AA: Por lo regular antes de terminar, incluso antes de empezar. Nombrar, titular, es combatir la sombra, iluminar el camino, posesionarse previamente del sentido de la obra futura. A veces esto no ocurre, y el título mejor sustituye al inicial. Pero ha surgido de él, por contraste, por liquidación. Un título malo que abre la posibilidad, por eliminación, del título feliz.

¿Cómo escoges el nombre de los personajes de novelas, cuentos y obras teatrales?

AA: Juego con nombres conocidos de amigos y familiares. Los combino, los reduzco, mezclo uno con el otro. Puedo, a veces, no muy frecuentemente, hacerlo con el nombre de algún personaje literario o histórico. Esta maniobra tiene idéntica función iluminadora que la de titular. Decía Borges que encontrar un nombre es hallar un destino. La expresión es exacta.

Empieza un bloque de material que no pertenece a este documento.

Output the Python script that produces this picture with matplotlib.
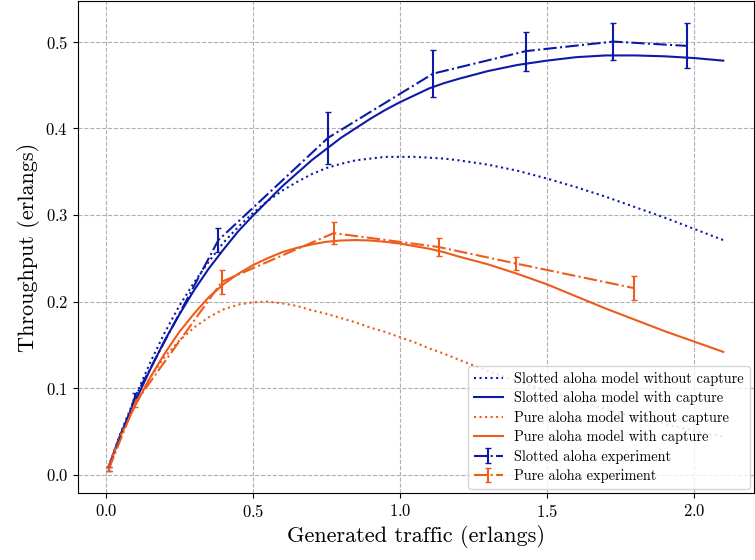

¿Qué haces cuando estás bloqueado?

AA: Dejo de escribir y salgo de paseo. Si es muy grande el bloqueo, me dedico a hacer el amor.

¿Tienes alguna manía particular cuando escribes?

AA: Creo que cuanto te he dicho son manías, que el tiempo modifica o cambia por otras. Existe quien se viste de gala para escribir. Severo Sarduy, por el contrario, afirmaba que se quedaba desnudo tras masturbarse. Vestirse de gala o desnudarse me impresionan como trivialidades. Masturbarse me parece una flagrante mentira: es ponerse a escribir después de haber escalado una montaña. Pero hay algo de cierto en estas manías imaginarias, la escritura se relaciona con el cuerpo. Es una forma de la complicada armonía del hombre con su cuerpo.